IV. INSTITUER DES MÉCANISMES D'INFORMATION EFFECTIFS
AU PROFIT DU PARLEMENT

A. UNE RÉALITÉ DES OPÉRATIONS SUR LE PORTEFEUILLE QUI PEUT ÊTRE TRÈS ÉLOIGNÉE DE LA PRÉSENTATION DU COMPTE

Comme les années précédentes, le CAS « Participations financières de l'État » fait l'objet d'une présentation purement conventionnelle des recettes et des dépenses, qui ne correspondent pas à la réalité des opérations qui seront menées en 2019.

Certes, le montant des recettes et des dépenses inscrites pour l'année prochaine est doublé par rapport à 2018, afin de prendre en considération la cession annoncée par le Gouvernement des participations détenues par l'État dans Aéroports de Paris et dans la Française des jeux. Néanmoins, ainsi que l'a indiqué l'APE à votre rapporteur, le doublement des montants correspond à une « prévision notionnelle » qui ne saurait en aucun cas préjuger du choix et des montants des opérations telles qu'elles pourraient être décidées et mises en oeuvre en 2019.

De fait, comme les années précédentes, un fort décalage ne peut donc être exclu entre les prévisions affichées par le CAS et la réalité de l'exécution du compte. Votre rapporteur rappelle à cet égard qu'entre 2011 et 2016, l'exécution du CAS a été fortement moindre que la prévision affichée en loi de finances initiale pour l'année concernée, avec des cessions de 300 millions à 2,3 milliards d'euros selon les années, au regard d'une prévision établie à 5 milliards d'euros...

Or, en 2019, ce risque de décalage est d'autant plus important que, eu égard au calendrier parlementaire du projet de loi Pacte et à l'évolution incertaine du marché dans les mois à venir, il n'est pas acquis avec certitude que les opérations de cessions d'Aéroports de Paris ou de la Française des jeux seront effectuées dans leur totalité au cours de l'exercice 2019.

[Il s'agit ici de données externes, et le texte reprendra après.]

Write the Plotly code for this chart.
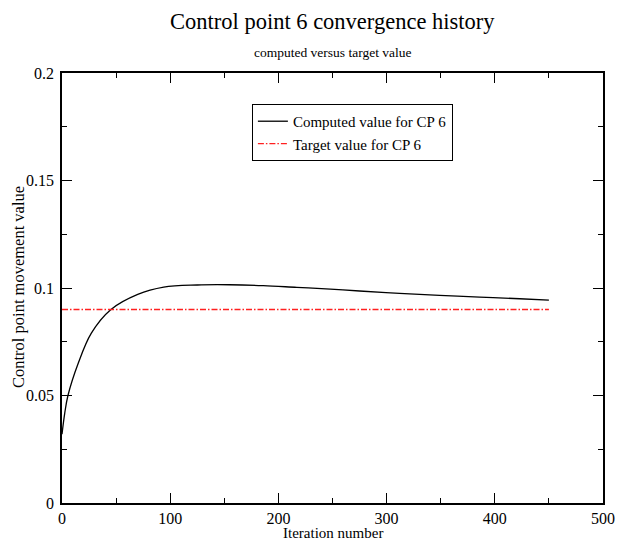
import plotly.graph_objects as go

iterations = [0, 2.5, 5.5, 15, 27, 45, 70, 94, 125, 155, 186, 217, 248, 275, 312, 349, 386, 423, 450]
computed = [0.032, 0.0417, 0.050, 0.065, 0.0789, 0.0899, 0.0970, 0.1004, 0.1014, 0.1015, 0.1011,
            0.1003, 0.0995, 0.0986, 0.0975, 0.0966, 0.0958, 0.0950, 0.0944]
target_iters = [0, 450]
target_vals = [0.09, 0.09]

FONT = "Liberation Serif"
W, H = 617, 545
ML, MR, MT, MB = 62, 14, 73, 42
PW, PH = W - ML - MR, H - MT - MB

fig = go.Figure()
fig.add_trace(go.Scatter(x=iterations, y=computed, mode="lines",
                         line=dict(color="black", width=1.3, shape="spline", smoothing=1.0),
                         name="Computed value for CP 6"))
fig.add_trace(go.Scatter(x=target_iters, y=target_vals, mode="lines",
                         line=dict(color="#ff2020", width=1.3, dash="6px,2px,1.5px,2px"),
                         name="Target value for CP 6"))

axis_common = dict(showgrid=False, zeroline=False, showline=True, linecolor="black", linewidth=1.5,
                   mirror="ticks", ticks="inside", ticklen=10, tickwidth=1, tickcolor="black",
                   automargin=False,
                   tickfont=dict(family=FONT, size=16, color="black"))

fig.update_xaxes(range=[0, 500], tickvals=[0, 100, 200, 300, 400, 500],
                 minor=dict(dtick=50, tick0=0, ticks="inside", ticklen=5, tickcolor="black", tickwidth=1),
                 **axis_common)
fig.update_yaxes(range=[0, 0.2], tickvals=[0, 0.05, 0.1, 0.15, 0.2], ticktext=["0", "0.05", "0.1", "0.15", "0.2"],
                 minor=dict(dtick=0.025, tick0=0, ticks="inside", ticklen=5, tickcolor="black", tickwidth=1),
                 ticklabelstandoff=3,
                 **axis_common)


def px_x(px):
    return (px - ML) / PW


def px_y(py):
    return (H - MB - py) / PH


fig.update_layout(
    width=W, height=H,
    margin=dict(l=ML, r=MR, t=MT, b=MB),
    paper_bgcolor="white", plot_bgcolor="white",
    font=dict(family=FONT, color="black"),
    showlegend=True,
    legend=dict(x=0.351, y=0.928, xanchor="left", yanchor="top",
                bordercolor="black", borderwidth=1, bgcolor="white",
                font=dict(family=FONT, size=15, color="black"),
                tracegroupgap=0, itemwidth=30),
    annotations=[
        dict(text="Control point 6 convergence history", x=0.5, y=px_y(22), xref="paper", yref="paper",
             yanchor="middle", showarrow=False, font=dict(family=FONT, size=22.5, color="black")),
        dict(text="computed versus target value", x=0.5, y=px_y(52), xref="paper", yref="paper",
             yanchor="middle", showarrow=False, font=dict(family=FONT, size=13.5, color="black")),
        dict(text="Iteration number", x=px_x(333), y=px_y(533), xref="paper", yref="paper",
             xanchor="center", yanchor="middle", showarrow=False,
             font=dict(family=FONT, size=15, color="black")),
        dict(text="Control point movement value", x=px_x(18), y=px_y(287), xref="paper", yref="paper",
             xanchor="center", yanchor="middle", textangle=-90, showarrow=False,
             font=dict(family=FONT, size=16.5, color="black")),
    ],
)

fig.write_html("out.html")
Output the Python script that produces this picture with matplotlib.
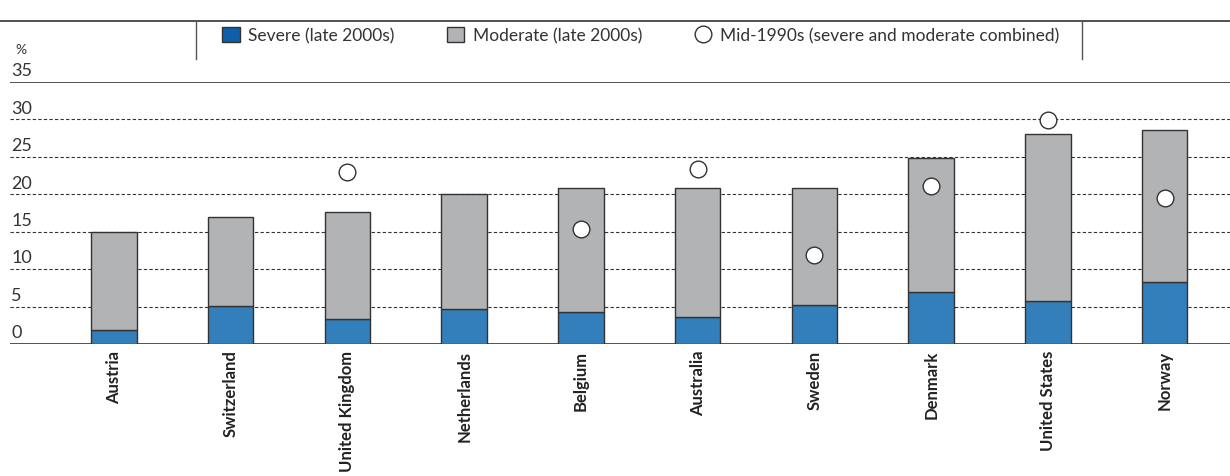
import matplotlib.pyplot as plt
from matplotlib.lines import Line2D
from matplotlib.patches import Patch
import numpy as np

plt.rcParams['font.family'] = ['Lato', 'DejaVu Sans']

countries = ['Austria', 'Switzerland', 'United Kingdom', 'Netherlands', 'Belgium',
             'Australia', 'Sweden', 'Denmark', 'United States', 'Norway']
severe = [1.9, 5.1, 3.4, 4.7, 4.3, 3.6, 5.2, 7.0, 5.8, 8.3]
total = [14.9, 16.9, 17.6, 20.0, 20.9, 20.9, 20.8, 24.8, 28.1, 28.6]
mid90s = [np.nan, np.nan, 23.0, np.nan, 15.3, 23.4, 11.9, 21.1, 29.9, 19.5]
yticks = [0, 5, 10, 15, 20, 25, 30, 35]

severe_color = '#337fbb'
severe_legend = '#0f5fa8'
moderate_color = '#b2b3b5'
edge_color = '#333333'

moderate = [t - s for t, s in zip(total, severe)]
x = np.arange(len(countries))

fig = plt.figure(figsize=(12.3, 4.77), dpi=100)
ax = fig.add_axes([10 / 1230, 132 / 477, 1220 / 1230, 262 / 477])

ax.bar(x, severe, width=0.39, color=severe_color, edgecolor=edge_color, linewidth=1, zorder=3)
ax.bar(x, moderate, width=0.39, bottom=severe, color=moderate_color, edgecolor=edge_color,
       linewidth=1, zorder=3)
ax.plot(x, mid90s, 'o', markersize=12, markerfacecolor='white', markeredgecolor=edge_color,
        markeredgewidth=1, linestyle='none', zorder=4)

ax.set_xlim(-0.89, 9.56)
ax.set_ylim(0, 35)
ax.set_yticks(yticks)
ax.set_yticklabels([])
ax.tick_params(axis='y', length=0)
for t in yticks:
    if t in (0, 35):
        ax.axhline(t, color='#333333', linewidth=1.2, zorder=2)
    else:
        ax.axhline(t, color='#333333', linewidth=0.8, linestyle=(0, (3, 2)), zorder=1)
    ax.text(0.001, t + 0.5, str(t), transform=ax.get_yaxis_transform(), fontsize=13,
            color='#333333', ha='left', va='bottom')
ax.text(0.004, 38.6, '%', transform=ax.get_yaxis_transform(), fontsize=10, color='#333333',
        ha='left', va='bottom')

ax.set_xticks(x)
ax.set_xticklabels(countries, rotation=90, fontsize=12, fontweight='bold', color='#222222')
ax.tick_params(axis='x', length=0, pad=4)
for s in ax.spines.values():
    s.set_visible(False)

# header band with legend
fig.add_artist(Line2D([0, 1], [1 - 22 / 477, 1 - 22 / 477], color='#333333', linewidth=1.2))
for px in (196, 1082):
    fig.add_artist(Line2D([px / 1230, px / 1230], [1 - 22 / 477, 1 - 60 / 477],
                          color='#555555', linewidth=1))

handles = [Patch(facecolor=severe_legend, edgecolor=edge_color),
           Patch(facecolor=moderate_color, edgecolor=edge_color),
           Line2D([], [], marker='o', linestyle='none', markersize=12, markerfacecolor='white',
                  markeredgecolor=edge_color)]
labels = ['Severe (late 2000s)', 'Moderate (late 2000s)',
          'Mid-1990s (severe and moderate combined)']
fig.legend(handles, labels, loc='center', bbox_to_anchor=(641 / 1230, 1 - 36 / 477), ncol=3,
           frameon=False, fontsize=12.5, handlelength=1.0, handleheight=1.0,
           columnspacing=3.0, handletextpad=0.5, labelcolor='#333333')

fig.savefig('out.png', dpi=100)
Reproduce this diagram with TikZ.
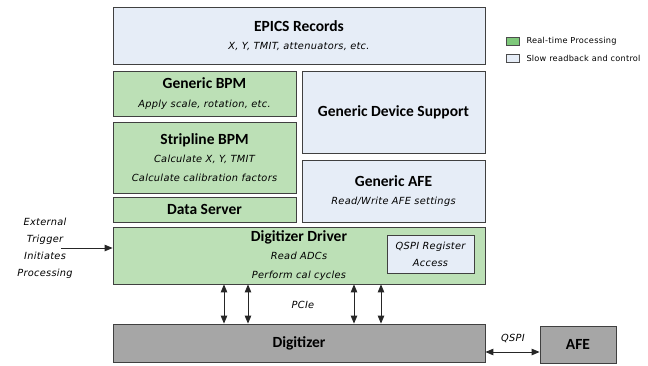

B. UNE STRATÉGIE ACTIONNARIALE DÉFINIE UNILATÉRALEMENT
PAR L'ÉXÉCUTIF

En 2014, l'État a entrepris de définir les objectifs de son action en qualité d'actionnaire. Cette volonté ne peut qu'être approuvée, tant auparavant la stratégie de l'État actionnaire semblait se résumer à une gestion au jour le jour.

Il a dès lors entrepris de définir la politique de gestion de son portefeuille autour de quatre axes :

- assurer un niveau de contrôle suffisant dans des entreprises à capitaux publics stratégiques intervenant dans des secteurs particulièrement sensibles en matière de souveraineté, c'est-à-dire notamment les activités nucléaires et les activités liées à la défense nationale ;

- assurer l'existence d'opérateurs « résilients » pour pourvoir aux besoins fondamentaux du pays ;

- intervenir ponctuellement en sauvetage lorsque la disparition d'une entreprise présenterait un risque systémique avéré pour l'économie nationale ou européenne ;

- accompagner le développement et la consolidation d'entreprises nationales, en particulier dans des secteurs et des filières stratégiquement déterminantes pour la croissance économique nationale.

Néanmoins, comme l'a indiqué M. Martin Vial lors de son audition, le Gouvernement a souhaité recentrer en 2018 son portefeuille autour de trois axes prioritaires :

- les entreprises stratégiques qui contribuent à la souveraineté de la France (défense et nucléaire) ;

- les entreprises participant à des missions de service public ou d'intérêt général national ou local , pour lesquelles l'État ne détient pas de leviers non actionnariaux suffisants pour préserver les intérêts publics ;

- les interventions dans les entreprises lorsqu'il y a risque systémique.

Si votre rapporteur partage cette vision stratégique, il souligne que cette « doctrine », comme la précédente, a été arrêtée par le seul pouvoir exécutif , et qu'en tout état de cause, la mise en oeuvre effective de cette stratégie - c'est-à-dire notamment les décisions de faire évoluer en conséquence le périmètre d'intervention de l'État actionnaire par la cession de telles ou telles catégories de participation - sont prises unilatéralement par le Gouvernement, sans que la représentation nationale puisse discuter au préalable de leur bienfondé.

Sans doute faut-il réserver les hypothèses - qui restent limitées - où des textes législatifs imposent une détention complète ou une détention minimum d'actifs à laquelle le Gouvernement souhaiterait déroger. C'est du reste sur ce type de dispositifs que le Parlement est amené à se prononcer dans le cadre de l'examen du projet de loi Pacte. Cependant, même dans ces situations, les modalités de cession - cession sur le marché financier ou de gré à gré ; placement auprès d'institutionnels ou de particuliers, etc... - restent définies unilatéralement par l'État.